→ **Data provided**:
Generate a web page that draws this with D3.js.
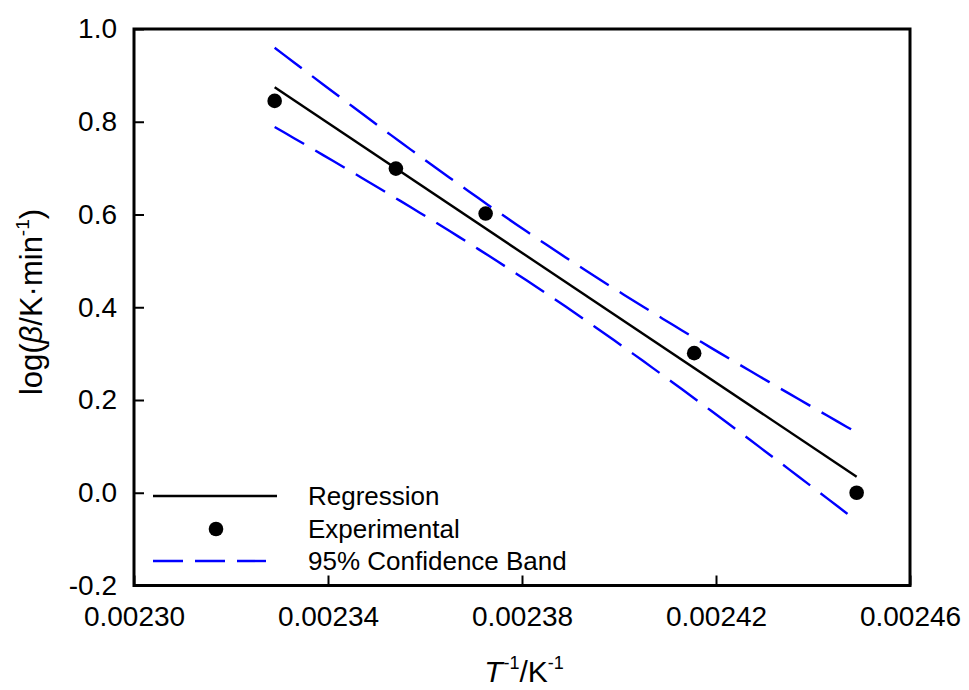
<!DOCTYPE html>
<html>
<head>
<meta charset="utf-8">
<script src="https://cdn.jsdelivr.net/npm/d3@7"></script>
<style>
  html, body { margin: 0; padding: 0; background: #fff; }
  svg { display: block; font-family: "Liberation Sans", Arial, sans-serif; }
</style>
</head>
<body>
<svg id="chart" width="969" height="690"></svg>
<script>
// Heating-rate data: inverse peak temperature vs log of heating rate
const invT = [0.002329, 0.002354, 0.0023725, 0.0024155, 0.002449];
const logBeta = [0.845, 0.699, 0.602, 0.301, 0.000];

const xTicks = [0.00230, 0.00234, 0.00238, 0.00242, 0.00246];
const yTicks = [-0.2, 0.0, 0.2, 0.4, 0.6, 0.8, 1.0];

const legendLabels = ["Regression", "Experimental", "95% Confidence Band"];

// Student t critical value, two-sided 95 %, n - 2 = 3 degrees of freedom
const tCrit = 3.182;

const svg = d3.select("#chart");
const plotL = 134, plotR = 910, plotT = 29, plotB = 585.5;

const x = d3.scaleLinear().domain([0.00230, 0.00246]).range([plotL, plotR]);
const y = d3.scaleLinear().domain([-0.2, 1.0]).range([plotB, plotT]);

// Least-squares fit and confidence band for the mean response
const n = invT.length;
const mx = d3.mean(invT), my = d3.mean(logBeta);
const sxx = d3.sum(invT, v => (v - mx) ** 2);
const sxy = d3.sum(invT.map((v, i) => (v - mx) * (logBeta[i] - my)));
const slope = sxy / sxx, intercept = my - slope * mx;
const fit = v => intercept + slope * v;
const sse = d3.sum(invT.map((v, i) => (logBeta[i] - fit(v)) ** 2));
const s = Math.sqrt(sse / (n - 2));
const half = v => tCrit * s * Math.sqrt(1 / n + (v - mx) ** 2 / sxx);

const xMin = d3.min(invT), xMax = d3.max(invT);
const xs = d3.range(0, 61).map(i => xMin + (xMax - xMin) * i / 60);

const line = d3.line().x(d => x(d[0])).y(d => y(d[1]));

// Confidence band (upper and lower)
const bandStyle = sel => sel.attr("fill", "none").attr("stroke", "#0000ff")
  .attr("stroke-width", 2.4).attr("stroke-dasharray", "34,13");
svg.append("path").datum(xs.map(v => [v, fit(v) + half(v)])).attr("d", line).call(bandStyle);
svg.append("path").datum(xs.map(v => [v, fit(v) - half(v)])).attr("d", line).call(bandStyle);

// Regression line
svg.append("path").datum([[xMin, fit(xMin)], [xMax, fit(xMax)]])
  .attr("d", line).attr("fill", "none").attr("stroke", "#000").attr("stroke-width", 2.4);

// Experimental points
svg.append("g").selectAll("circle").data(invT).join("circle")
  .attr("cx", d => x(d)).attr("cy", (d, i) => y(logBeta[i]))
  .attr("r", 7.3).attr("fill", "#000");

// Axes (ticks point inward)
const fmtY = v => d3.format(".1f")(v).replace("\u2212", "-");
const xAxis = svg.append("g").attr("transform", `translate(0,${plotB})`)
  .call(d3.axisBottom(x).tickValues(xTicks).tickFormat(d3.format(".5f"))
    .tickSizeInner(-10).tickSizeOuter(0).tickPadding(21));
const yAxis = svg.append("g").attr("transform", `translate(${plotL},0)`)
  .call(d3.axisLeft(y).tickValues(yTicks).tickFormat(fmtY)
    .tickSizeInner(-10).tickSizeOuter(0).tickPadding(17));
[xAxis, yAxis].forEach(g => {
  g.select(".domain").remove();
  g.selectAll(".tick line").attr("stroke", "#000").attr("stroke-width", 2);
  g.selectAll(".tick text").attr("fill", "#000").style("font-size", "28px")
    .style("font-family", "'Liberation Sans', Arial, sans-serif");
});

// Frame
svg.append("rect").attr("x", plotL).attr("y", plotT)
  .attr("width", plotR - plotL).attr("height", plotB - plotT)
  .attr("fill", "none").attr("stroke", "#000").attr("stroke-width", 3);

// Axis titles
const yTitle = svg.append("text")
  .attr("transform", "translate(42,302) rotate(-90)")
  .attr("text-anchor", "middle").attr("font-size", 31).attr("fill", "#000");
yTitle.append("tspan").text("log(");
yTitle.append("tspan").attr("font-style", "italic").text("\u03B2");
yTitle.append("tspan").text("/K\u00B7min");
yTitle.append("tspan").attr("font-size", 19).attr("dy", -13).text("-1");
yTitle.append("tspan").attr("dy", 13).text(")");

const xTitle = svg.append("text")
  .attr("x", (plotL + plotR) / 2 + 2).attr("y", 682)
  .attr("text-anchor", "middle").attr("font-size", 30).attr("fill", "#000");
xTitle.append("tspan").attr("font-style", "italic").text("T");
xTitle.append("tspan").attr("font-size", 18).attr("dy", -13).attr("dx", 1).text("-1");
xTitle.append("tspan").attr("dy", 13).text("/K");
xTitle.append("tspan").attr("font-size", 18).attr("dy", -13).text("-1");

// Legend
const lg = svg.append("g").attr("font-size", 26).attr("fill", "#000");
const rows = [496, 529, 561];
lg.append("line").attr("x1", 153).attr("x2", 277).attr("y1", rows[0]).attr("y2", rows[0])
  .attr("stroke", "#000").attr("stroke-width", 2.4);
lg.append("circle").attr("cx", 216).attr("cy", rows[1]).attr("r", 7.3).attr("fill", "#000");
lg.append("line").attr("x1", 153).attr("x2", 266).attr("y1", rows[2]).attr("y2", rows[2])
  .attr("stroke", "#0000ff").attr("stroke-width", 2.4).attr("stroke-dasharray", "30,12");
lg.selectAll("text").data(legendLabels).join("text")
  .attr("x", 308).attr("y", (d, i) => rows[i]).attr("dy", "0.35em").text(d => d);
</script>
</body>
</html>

→ **Exercise goal**: Write out again exactly the lines from the start of the data above through the line containing "const tCrit = 3.182;", inclusive, excluding any pictures.

→ **Solution for this exercise**:
Generate a web page that draws this with D3.js.
<!DOCTYPE html>
<html>
<head>
<meta charset="utf-8">
<script src="https://cdn.jsdelivr.net/npm/d3@7"></script>
<style>
  html, body { margin: 0; padding: 0; background: #fff; }
  svg { display: block; font-family: "Liberation Sans", Arial, sans-serif; }
</style>
</head>
<body>
<svg id="chart" width="969" height="690"></svg>
<script>
// Heating-rate data: inverse peak temperature vs log of heating rate
const invT = [0.002329, 0.002354, 0.0023725, 0.0024155, 0.002449];
const logBeta = [0.845, 0.699, 0.602, 0.301, 0.000];

const xTicks = [0.00230, 0.00234, 0.00238, 0.00242, 0.00246];
const yTicks = [-0.2, 0.0, 0.2, 0.4, 0.6, 0.8, 1.0];

const legendLabels = ["Regression", "Experimental", "95% Confidence Band"];

// Student t critical value, two-sided 95 %, n - 2 = 3 degrees of freedom
const tCrit = 3.182;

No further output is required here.